• **What the task requires**
The lines from the top of the material below through the line containing "b2 = ax.bar(x" are to be printed exactly, with pictures omitted.

----- Supplied information -----

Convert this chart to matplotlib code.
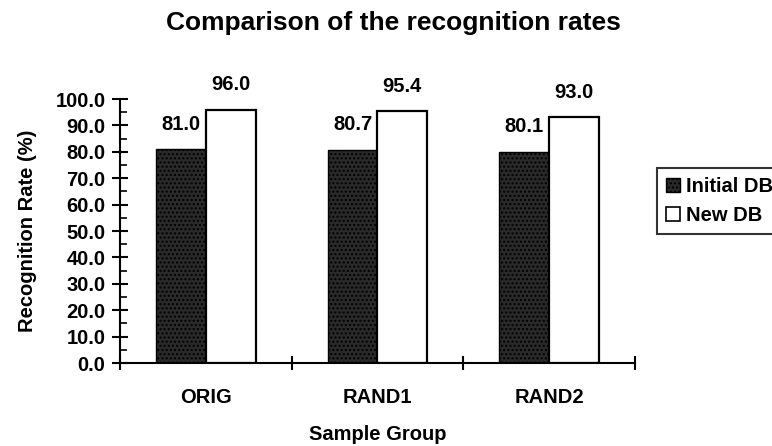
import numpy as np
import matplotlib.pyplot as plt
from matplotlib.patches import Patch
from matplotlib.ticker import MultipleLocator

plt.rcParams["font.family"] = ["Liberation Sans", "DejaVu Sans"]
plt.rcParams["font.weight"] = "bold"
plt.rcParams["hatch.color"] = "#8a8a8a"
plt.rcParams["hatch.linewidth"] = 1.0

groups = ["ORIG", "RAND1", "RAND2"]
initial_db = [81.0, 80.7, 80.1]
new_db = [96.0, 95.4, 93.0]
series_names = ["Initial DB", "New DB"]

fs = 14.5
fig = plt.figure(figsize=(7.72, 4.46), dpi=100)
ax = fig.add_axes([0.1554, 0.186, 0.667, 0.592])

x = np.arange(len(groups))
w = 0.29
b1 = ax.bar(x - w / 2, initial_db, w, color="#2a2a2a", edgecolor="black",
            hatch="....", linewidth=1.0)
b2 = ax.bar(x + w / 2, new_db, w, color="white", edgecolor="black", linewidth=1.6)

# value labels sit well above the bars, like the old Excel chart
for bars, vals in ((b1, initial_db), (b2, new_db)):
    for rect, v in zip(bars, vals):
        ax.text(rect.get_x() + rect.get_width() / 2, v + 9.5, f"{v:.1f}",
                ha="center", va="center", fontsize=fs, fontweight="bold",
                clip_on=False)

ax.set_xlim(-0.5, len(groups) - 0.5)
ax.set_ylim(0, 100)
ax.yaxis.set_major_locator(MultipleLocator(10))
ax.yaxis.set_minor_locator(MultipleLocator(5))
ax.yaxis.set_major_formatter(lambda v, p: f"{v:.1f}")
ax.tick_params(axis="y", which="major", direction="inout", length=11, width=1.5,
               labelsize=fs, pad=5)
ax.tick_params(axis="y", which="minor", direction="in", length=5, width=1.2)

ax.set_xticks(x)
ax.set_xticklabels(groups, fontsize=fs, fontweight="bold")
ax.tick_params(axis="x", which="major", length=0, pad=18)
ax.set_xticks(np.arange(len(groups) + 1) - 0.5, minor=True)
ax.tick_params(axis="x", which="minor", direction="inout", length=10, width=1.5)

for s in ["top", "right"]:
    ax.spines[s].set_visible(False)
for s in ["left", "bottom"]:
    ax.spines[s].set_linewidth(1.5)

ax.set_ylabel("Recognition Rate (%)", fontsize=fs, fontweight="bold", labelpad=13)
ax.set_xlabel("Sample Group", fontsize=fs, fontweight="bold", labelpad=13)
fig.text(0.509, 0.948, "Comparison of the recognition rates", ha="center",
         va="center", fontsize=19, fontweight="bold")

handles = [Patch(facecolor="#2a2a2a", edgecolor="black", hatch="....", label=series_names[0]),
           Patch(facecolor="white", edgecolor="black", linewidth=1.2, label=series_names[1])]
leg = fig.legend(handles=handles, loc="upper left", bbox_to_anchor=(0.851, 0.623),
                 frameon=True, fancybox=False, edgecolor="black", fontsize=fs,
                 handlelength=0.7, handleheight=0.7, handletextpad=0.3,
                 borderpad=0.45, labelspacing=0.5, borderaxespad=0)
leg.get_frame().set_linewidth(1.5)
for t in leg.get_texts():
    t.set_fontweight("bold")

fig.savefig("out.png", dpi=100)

-----

• **Solved exercise**
Convert this chart to matplotlib code.
import numpy as np
import matplotlib.pyplot as plt
from matplotlib.patches import Patch
from matplotlib.ticker import MultipleLocator

plt.rcParams["font.family"] = ["Liberation Sans", "DejaVu Sans"]
plt.rcParams["font.weight"] = "bold"
plt.rcParams["hatch.color"] = "#8a8a8a"
plt.rcParams["hatch.linewidth"] = 1.0

groups = ["ORIG", "RAND1", "RAND2"]
initial_db = [81.0, 80.7, 80.1]
new_db = [96.0, 95.4, 93.0]
series_names = ["Initial DB", "New DB"]

fs = 14.5
fig = plt.figure(figsize=(7.72, 4.46), dpi=100)
ax = fig.add_axes([0.1554, 0.186, 0.667, 0.592])

x = np.arange(len(groups))
w = 0.29
b1 = ax.bar(x - w / 2, initial_db, w, color="#2a2a2a", edgecolor="black",
            hatch="....", linewidth=1.0)
b2 = ax.bar(x + w / 2, new_db, w, color="white", edgecolor="black", linewidth=1.6)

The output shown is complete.